Education Minister Stephen Lecce told reporters on Monday that the government is ready to negotiate when the mediator brings the parties to the table. “We’re also going to continue to make the case that these strikes hurt kids, with the hope that it will cease this escalation, which has had a very, I would argue, adverse impact on learning and on the student experience,” he said.

But Liz Stuart, president of the Ontario English Catholic Teachers’ Association, said teachers are taking a stand against the “government’s regressive cuts.”

“If the province doesn’t come back to the bargaining table with a change in their mandate, then we’ll have to make decisions what our next steps are going to be, and it may very well include stepping up some of our strike action," Ms. Stuart said. “We’re going to be hopeful we don’t need to do that.”

Several issues are at play, including class-size increases, mandatory online courses for high-school students, a wage cap and other cost-saving measures.

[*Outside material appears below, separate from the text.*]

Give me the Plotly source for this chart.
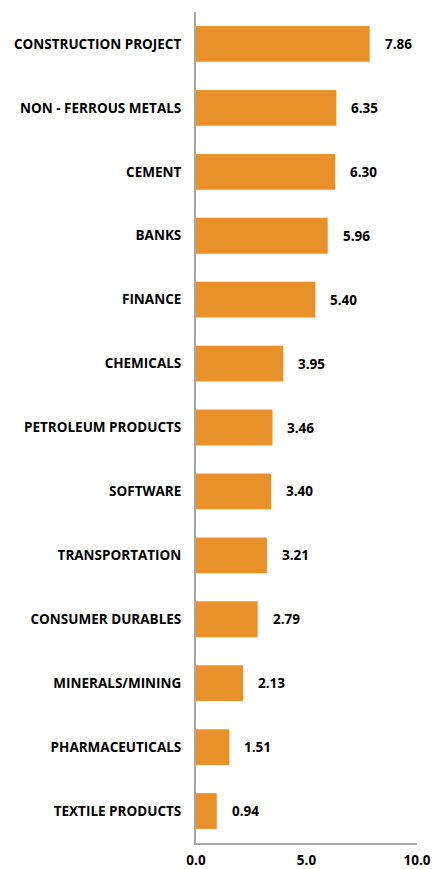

Ms. Stuart said her team had become increasingly frustrated because the government negotiators wanted only to find permanent savings, not to discuss how to support students. “We believe that the way you bargain is through discussion and dialogue. That’s how you get the best deals you can. This government appears to feel it needs to do it through legislation and regulation, and that’s not helpful,” she said.

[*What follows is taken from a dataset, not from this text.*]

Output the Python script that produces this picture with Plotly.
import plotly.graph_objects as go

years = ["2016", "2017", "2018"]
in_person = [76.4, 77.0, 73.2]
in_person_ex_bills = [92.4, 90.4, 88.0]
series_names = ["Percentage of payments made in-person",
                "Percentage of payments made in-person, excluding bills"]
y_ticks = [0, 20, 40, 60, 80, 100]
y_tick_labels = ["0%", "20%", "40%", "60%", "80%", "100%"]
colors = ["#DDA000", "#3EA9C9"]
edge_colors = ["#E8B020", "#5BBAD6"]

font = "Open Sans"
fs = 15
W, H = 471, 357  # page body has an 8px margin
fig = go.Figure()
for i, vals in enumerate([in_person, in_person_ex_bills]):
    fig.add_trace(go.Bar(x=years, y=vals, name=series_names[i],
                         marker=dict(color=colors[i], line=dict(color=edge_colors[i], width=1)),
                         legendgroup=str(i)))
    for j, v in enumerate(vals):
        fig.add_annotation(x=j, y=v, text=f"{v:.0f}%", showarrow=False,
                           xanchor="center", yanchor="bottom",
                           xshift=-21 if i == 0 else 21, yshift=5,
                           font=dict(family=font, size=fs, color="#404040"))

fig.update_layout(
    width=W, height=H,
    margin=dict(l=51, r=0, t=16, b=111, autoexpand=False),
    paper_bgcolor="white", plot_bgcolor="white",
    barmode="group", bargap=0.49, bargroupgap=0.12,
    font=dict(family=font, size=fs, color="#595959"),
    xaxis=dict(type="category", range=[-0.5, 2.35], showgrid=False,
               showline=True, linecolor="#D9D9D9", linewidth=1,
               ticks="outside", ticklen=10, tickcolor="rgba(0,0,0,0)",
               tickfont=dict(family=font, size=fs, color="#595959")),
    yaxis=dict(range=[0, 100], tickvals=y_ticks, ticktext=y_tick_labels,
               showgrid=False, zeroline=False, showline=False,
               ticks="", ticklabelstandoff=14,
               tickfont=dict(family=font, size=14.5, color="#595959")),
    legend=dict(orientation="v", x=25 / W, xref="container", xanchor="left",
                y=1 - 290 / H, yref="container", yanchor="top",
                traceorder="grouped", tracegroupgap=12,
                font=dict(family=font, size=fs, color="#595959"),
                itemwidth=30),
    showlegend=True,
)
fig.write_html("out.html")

The only union with bargaining dates scheduled is the Association des enseignantes et des enseignants franco-ontariens, which represents staff in the province’s French-language boards.

Mr. Lecce announced last week that parents can apply for as much as $60 a day in compensation for each child if strikes shut down their elementary school or school-based daycare. Alexandra Adamo, a spokeswoman for Mr. Lecce, said that as of Monday afternoon, the government had received 139,749 applications.

Mr. Lecce maintained that the main stumbling block in negotiations has been wages, with the unions asking for a 2-per-cent increase in the face of the government’s wage-cap legislation, which is meant to limit public-sector pay increases to 1 per cent.

Union leaders, who are challenging the legislation, say their members are simply asking for cost-of-living increases in line with inflation.

Harvey Bischof, president of the Ontario Secondary School Teachers’ Federation, said his union has been “thoughtful and measured” in its approach to strikes, not wanting to cause too much disruption to students and families, while also raising attention to the cuts the government has proposed. He said that Tuesday’s walkout would be the last until after high-school exams.

Mr. Bischof said he believed teachers and education workers have made the public aware of the issues, many of whom support them. “I can’t speak about what’s happening in backrooms of government. We’ve certainly have no indication that they are getting off their destructive path,” he said.